When our children were younger, I used to marvel at their ability to find great value and significance in sunrise and sunset, growing vegetables, bugs and trees, music, friendship, rocky-bottomed lakes, changing seasons and small rituals. They say the world through a lens of wonder and contentment that made me yearn for such eyes to see this world. One of the kids used to holler, “Thanks, God!” anytime they saw something that delighted them. I laughed every time. “Thanks, God!” at the sight of a heron, at the stars, at a toasted marshmallow on a stick.

Striving and Needing More

It reminded me of a passage Paul wrote to the church in Philippi: “Actually, I don’t have a sense of needing anything personally. I’ve learned by now to be quite content whatever my circumstances. I’m just as happy with little as with much, with much as with little. I’ve found the recipe for being happy whether full or hungry, hands full or hands empty. Whatever I have, wherever I am, I can make it through anything in the One who makes me who I am.” Philippians 4:12 (MSG)

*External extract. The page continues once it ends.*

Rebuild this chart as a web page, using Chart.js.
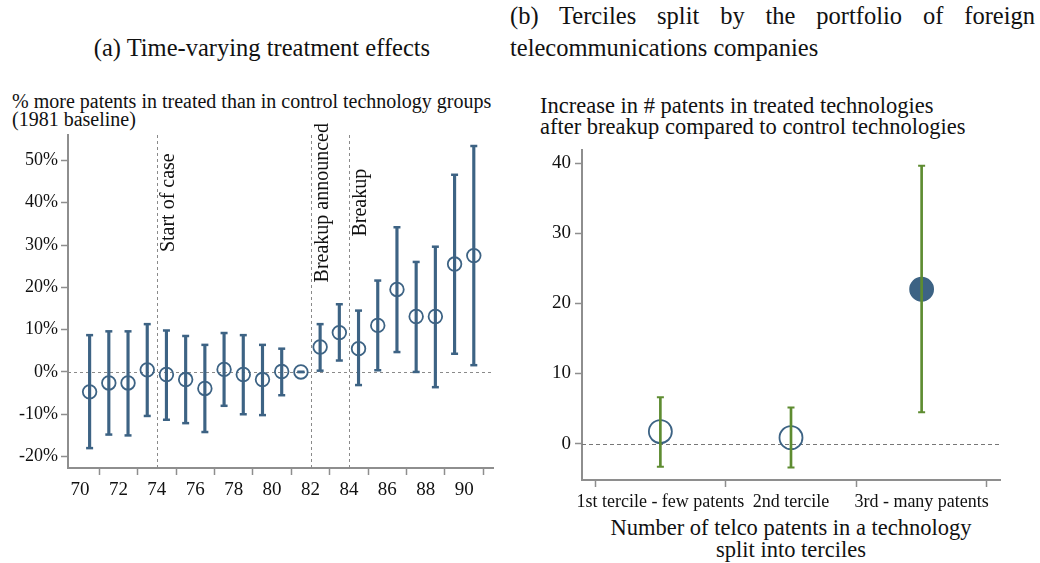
<!DOCTYPE html>
<html>
<head>
<meta charset="utf-8">
<script src="https://cdn.jsdelivr.net/npm/chart.js@4.4.1/dist/chart.umd.min.js"></script>
<style>
  body { margin: 0; background: #fff; width: 1040px; height: 563px; position: relative; overflow: hidden;
         font-family: "Liberation Serif", "DejaVu Serif", serif; color: #111; }
  .t { position: absolute; white-space: nowrap; }
  canvas { position: absolute; }
</style>
</head>
<body>
<div class="t" style="left:0;width:524px;text-align:center;top:32px;font-size:24.5px;line-height:32px">(a) Time-varying treatment effects</div>
<div style="position:absolute;left:510px;width:525px;top:0;font-size:24.5px;line-height:32px;text-align:justify">(b) Terciles split by the portfolio of foreign telecommunications companies</div>

<div class="t" style="left:12px;top:92px;font-size:20px;line-height:18px">% more patents in treated than in control technology groups<br>(1981 baseline)</div>
<div class="t" style="left:540px;top:95px;font-size:22.5px;line-height:21px">Increase in # patents in treated technologies<br>after breakup compared to control technologies</div>
<div class="t" style="left:541px;width:500px;text-align:center;top:517px;font-size:22.5px;line-height:22px">Number of telco patents in a technology<br>split into terciles</div>

<canvas id="left" width="520" height="400" style="left:0;top:120px"></canvas>
<canvas id="right" width="540" height="390" style="left:500px;top:135px"></canvas>

<script>
// panel (a): yearly estimates, points sit half way between the even-year ticks
const years = [70.5, 71.5, 72.5, 73.5, 74.5, 75.5, 76.5, 77.5, 78.5, 79.5, 80.5,
               81.5, 82.5, 83.5, 84.5, 85.5, 86.5, 87.5, 88.5, 89.5, 90.5];
const effect = [-4.7, -2.6, -2.6, 0.5, -0.6, -1.8, -3.9, 0.6, -0.6, -1.8, 0.1,
                0, 5.9, 9.3, 5.5, 11.0, 19.5, 13.1, 13.1, 25.5, 27.5];
const ciLow = [-18.0, -14.8, -15.0, -10.4, -11.3, -12.1, -14.2, -8.0, -10.0, -10.2, -5.5,
               0, 0.3, 2.7, -3.1, 0.4, 4.7, 0.0, -3.6, 4.3, 1.6];
const ciHigh = [8.7, 9.6, 9.6, 11.3, 9.8, 8.5, 6.4, 9.2, 8.7, 6.4, 5.5,
                0, 11.3, 16.0, 14.5, 21.6, 34.2, 26.0, 29.6, 46.6, 53.4];
const yearTicks = [70, 72, 74, 76, 78, 80, 82, 84, 86, 88, 90];
const pctTicks = [-20, -10, 0, 10, 20, 30, 40, 50];
const events = [74, 82, 84];
const eventLabels = ['Start of case', 'Breakup announced', 'Breakup'];

// panel (b): terciles
const terciles = ['1st tercile - few patents', '2nd tercile', '3rd - many patents'];
const tercPos = [1, 2, 3];
const tercEffect = [1.7, 0.84, 22.0];
const tercLow = [-3.3, -3.4, 4.45];
const tercHigh = [6.6, 5.15, 39.6];
const tercTicks = [0, 10, 20, 30, 40];

const blue = '#3d6384';
const green = '#5e8c31';
const axisGray = '#8e8e8e';
const serif = '"Liberation Serif", "DejaVu Serif", serif';

// dashed reference lines + rotated event labels
const refLines = {
  id: 'refLines',
  beforeDatasetsDraw(chart, args, opts) {
    const { ctx, chartArea: a, scales: { x, y } } = chart;
    ctx.save();
    ctx.strokeStyle = opts.color;
    ctx.lineWidth = 1;
    ctx.setLineDash(opts.dash);
    (opts.h || []).forEach(v => {
      const py = Math.round(y.getPixelForValue(v)) + 0.5;
      ctx.beginPath(); ctx.moveTo(a.left, py); ctx.lineTo(a.right, py); ctx.stroke();
    });
    (opts.v || []).forEach(v => {
      const px = Math.round(x.getPixelForValue(v)) + 0.5;
      ctx.beginPath(); ctx.moveTo(px, a.top); ctx.lineTo(px, a.bottom); ctx.stroke();
    });
    ctx.setLineDash([]);
    ctx.fillStyle = '#111';
    ctx.font = opts.font;
    ctx.textAlign = 'center';
    ctx.textBaseline = 'top';
    (opts.labels || []).forEach((t, i) => {
      const px = x.getPixelForValue(opts.v[i]) + 2;
      const py = y.getPixelForValue(opts.labelY);
      ctx.save();
      ctx.translate(px, py);
      ctx.rotate(-Math.PI / 2);
      ctx.fillText(t, 0, 0);
      ctx.restore();
    });
    ctx.restore();
  }
};

function axisGrid() {
  return { drawOnChartArea: false, drawTicks: true, tickLength: 7, tickColor: axisGray, tickWidth: 1.5 };
}

// ---- panel (a)
new Chart(document.getElementById('left'), {
  type: 'scatter',
  data: {
    datasets: [{
      type: 'bar',
      data: years.map((x, i) => ({ x: x, y: [ciLow[i], ciHigh[i]] })),
      backgroundColor: blue,
      barThickness: 2.5,
      grouped: false
    }, {
      data: years.map((x, i) => ({ x: x, y: ciHigh[i] })).concat(years.map((x, i) => ({ x: x, y: ciLow[i] }))),
      pointStyle: 'line',
      radius: 3.5,
      borderWidth: 2.5,
      borderColor: blue
    }, {
      data: years.map((x, i) => ({ x: x, y: effect[i] })),
      pointStyle: 'circle',
      radius: 6.8,
      borderWidth: 1.8,
      borderColor: blue,
      backgroundColor: 'rgba(0,0,0,0)'
    }]
  },
  options: {
    responsive: false,
    animation: false,
    events: [],
    layout: { padding: { top: 15, right: 27, left: 0, bottom: 0 } },
    plugins: {
      legend: { display: false },
      tooltip: { enabled: false },
      refLines: { h: [0], v: events, labels: eventLabels, labelY: 40, color: '#8a8a8a', dash: [3, 3], font: '20px ' + serif }
    },
    scales: {
      x: {
        type: 'linear', min: 69.375, max: 91.5, offset: false,
        afterBuildTicks: s => { s.ticks = yearTicks.map(v => ({ value: v })); },
        afterFit: s => { s.height = 52; },
        grid: axisGrid(),
        border: { display: true, color: axisGray, width: 2 },
        ticks: { color: '#111', font: { family: serif, size: 19 }, padding: 4, maxRotation: 0 }
      },
      y: {
        min: -22.7, max: 56,
        afterBuildTicks: s => { s.ticks = pctTicks.map(v => ({ value: v })); },
        afterFit: s => { s.width = 68; },
        grid: axisGrid(),
        border: { display: true, color: axisGray, width: 2 },
        ticks: { color: '#111', font: { family: serif, size: 18 }, padding: 3, callback: v => v + '%' }
      }
    }
  },
  plugins: [refLines]
});

// ---- panel (b)
new Chart(document.getElementById('right'), {
  type: 'scatter',
  data: {
    datasets: [{
      type: 'bar',
      data: tercPos.map((x, i) => ({ x: x, y: [tercLow[i], tercHigh[i]] })),
      backgroundColor: green,
      barThickness: 2,
      grouped: false
    }, {
      data: tercPos.map((x, i) => ({ x: x, y: tercHigh[i] })).concat(tercPos.map((x, i) => ({ x: x, y: tercLow[i] }))),
      pointStyle: 'line',
      radius: 3.5,
      borderWidth: 2,
      borderColor: green
    }, {
      data: tercPos.map((x, i) => ({ x: x, y: tercEffect[i] })),
      pointStyle: 'circle',
      radius: 11.5,
      borderWidth: 1.8,
      borderColor: blue,
      backgroundColor: ['rgba(0,0,0,0)', 'rgba(0,0,0,0)', blue]
    }]
  },
  options: {
    responsive: false,
    animation: false,
    events: [],
    layout: { padding: { top: 10, right: 40, left: 0, bottom: 0 } },
    plugins: {
      legend: { display: false },
      tooltip: { enabled: false },
      refLines: { h: [0], color: '#777', dash: [4, 3] }
    },
    scales: {
      x: {
        type: 'linear', min: 0.4, max: 3.6, offset: false,
        afterBuildTicks: s => { s.ticks = tercPos.map(v => ({ value: v })); },
        afterFit: s => { s.height = 45; },
        grid: axisGrid(),
        border: { display: true, color: axisGray, width: 2 },
        ticks: { color: '#111', font: { family: serif, size: 18 }, padding: 4, maxRotation: 0,
                 callback: v => terciles[tercPos.indexOf(v)] }
      },
      y: {
        min: -5.2, max: 41.8,
        afterBuildTicks: s => { s.ticks = tercTicks.map(v => ({ value: v })); },
        afterFit: s => { s.width = 82; },
        grid: axisGrid(),
        border: { display: true, color: axisGray, width: 2 },
        ticks: { color: '#111', font: { family: serif, size: 19 }, padding: 4 }
      }
    }
  },
  plugins: [refLines]
});
</script>
</body>
</html>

Those words have always stuck with me since they were small—mainly because I knew I wasn’t there yet. I always felt like I was striving for something more, needing more. In our western world, in our culture, even sometimes in our churches, we live lives consumed with acquiring stuff or experiences or accolades or influence to make us feel valuable or successful or powerful or loved. For me, it’s never really been about money or “stuff” but I wanted to travel and I wanted to accomplish “big things” for God to have my life matter. The idea of contentment seemed counter to these yearnings and yet there we were.

The Best, Not the Worst

There is nothing like raising or spending time with children to make you rethink “doing big things” for God.

So I used to read about Paul and his contentment, no matter his circumstances and think it was unattainable, something for the truly sainted. It only took me an embarrassing amount of years chasing it to finally lift up my eyes and read the words that immediately preceded that very verse: “Summing it all up, friends, I’d say you’ll do best by filling your minds and meditating on things true, noble, reputable, authentic, compelling, gracious—the best, not the worst; the beautiful, not the ugly; things to praise, not things to curse.”

Now that makes sense to me. How can you have contentment without gratitude? And gratitude comes from filling your heart, your mind, your life with the best, not the worst; the beautiful, not the ugly; things to praise, not things to curse. Perhaps my kids were so filled with wonder because they were oriented to gratitude first.

The true, noble, reputable, authentic, compelling, and gracious aren’t usually found at the mall or Amazon, they are unable to be bought or sold. And the discipline of gratitude can lead us back to contentment and wonder—with choices, work, calling, experiences, home, family, our own journeys—because there is such abundant life already here waiting for us.

From Odd to Ordinary

So when I set aside the Big Evangelical Hero complex, when I began to practice what Paul said about gratitude, something odd happened: I began to feel wonder again. In the oddest places, in the simplest things, in the most ordinary and mundane moments. In the heft of a baby on my back, in the letting go of a small hand running into a classroom, in laughter over shared jokes, in made-up nonsense, in the kindness of people who love the Gospel towards “the least of these,” in singing at church, in the night sky, in the black lace of the pines etched against a fading day, going for a walk, a good book, laughing at my husband piling leaves for the tinies to leap into. The science projects and snow days and sailing trips and millions and millions of other moments.

All of them make me want to mimic a long-ago toddler, “Thanks, God!”